Happily, none of this is reported in the press. None of the disasters on the farm require me to sit down and spend half an hour reading about them over the breakfast marmalade. I can just see the event and assess it myself.
No news report is required.
I continue to contribute most of my blog articles to @wherepeteris and the latest is simply a defence of the Amazonian people who have been nastily treated by the traditionalist Catholic blogosphere since 2019: https://wherepeteris.com/our-lady-of-the-weather-forecast/
I am writing a book at the moment and have been researching the anticlericalism of 1930s Spain. While nobody could ever justify the attacks and the murders that took place all over Spain in the early 1930s and during the Civil War, it is clear that the sheer arrogance of Spanish clericalism had a lot to answer for. To revive this reactionary force within the Catholic Church in the 21st century – which is what the traditionalist movement has actually done – is a blot on the witness of the Catholic Church.

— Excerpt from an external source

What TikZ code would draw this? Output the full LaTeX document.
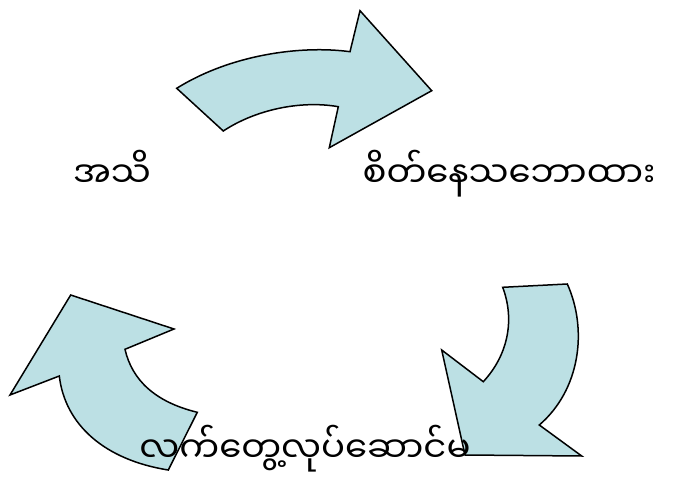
\documentclass[tikz,border=0pt]{standalone}
\usepackage{fontspec}
\newfontfamily\mya[Script=Myanmar]{Noto Sans Myanmar UI}
\definecolor{arrowfill}{RGB}{188,224,228}
\begin{document}
\begin{tikzpicture}[x=1pt,y=-1pt,
  bigarrow/.style={draw=black,line width=1.5pt,fill=arrowfill,line join=miter},
  label/.style={font=\mya\fontsize{35.5}{40}\selectfont,inner sep=0pt,anchor=base}]
\useasboundingbox (0,0) rectangle (675,486);
% top arrow
\draw[bigarrow] (176.7,88.3) .. controls (230,55) and (300,45) .. (350,51.7)
  -- (360,10.7) -- (431.7,90.7) -- (329.3,147.7) -- (338.3,106.7)
  .. controls (300,100) and (255,110) .. (223.3,131) -- cycle;
% right arrow
\draw[bigarrow] (502.7,287.3) -- (567.3,284)
  .. controls (588,330) and (580,390) .. (539.3,425)
  -- (581.7,456) -- (465,455) -- (441.7,350) -- (483.3,381.7)
  .. controls (508,355) and (515,320) .. cycle;
% left arrow
\draw[bigarrow] (168.3,470) -- (197.3,412.3)
  .. controls (155,402) and (132,380) .. (125,349.3)
  -- (174,329) -- (70.7,295) -- (10,395) -- (59.3,376)
  .. controls (65,425) and (105,460) .. cycle;
\node[label] (asi) at (112,188) {အသိ};
\node[label] (seik) at (509,188) {စိတ်နေသဘောထား};
\node[label] (lat) at (305,462) {လက်တွေ့လုပ်ဆောင်မ};
\end{tikzpicture}
\end{document}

I can say that here, but have to keep a slightly lower profile in my comments on Where Peter Is. In case the ‘traditionalists’ (including the clowns like @bruvvereccles and @great_stalin) might dismiss my views as ‘liberal’ or whatever, I need to point out I am writng a very strong defence of the pro-Catholic forces in Spain in 1936-39 and at the same time examining the extraordinary efforts by moderates in this region to minimise the bloodshed and maintain human dignity during the Civil War. The object of my studies is not a historical book but a novel.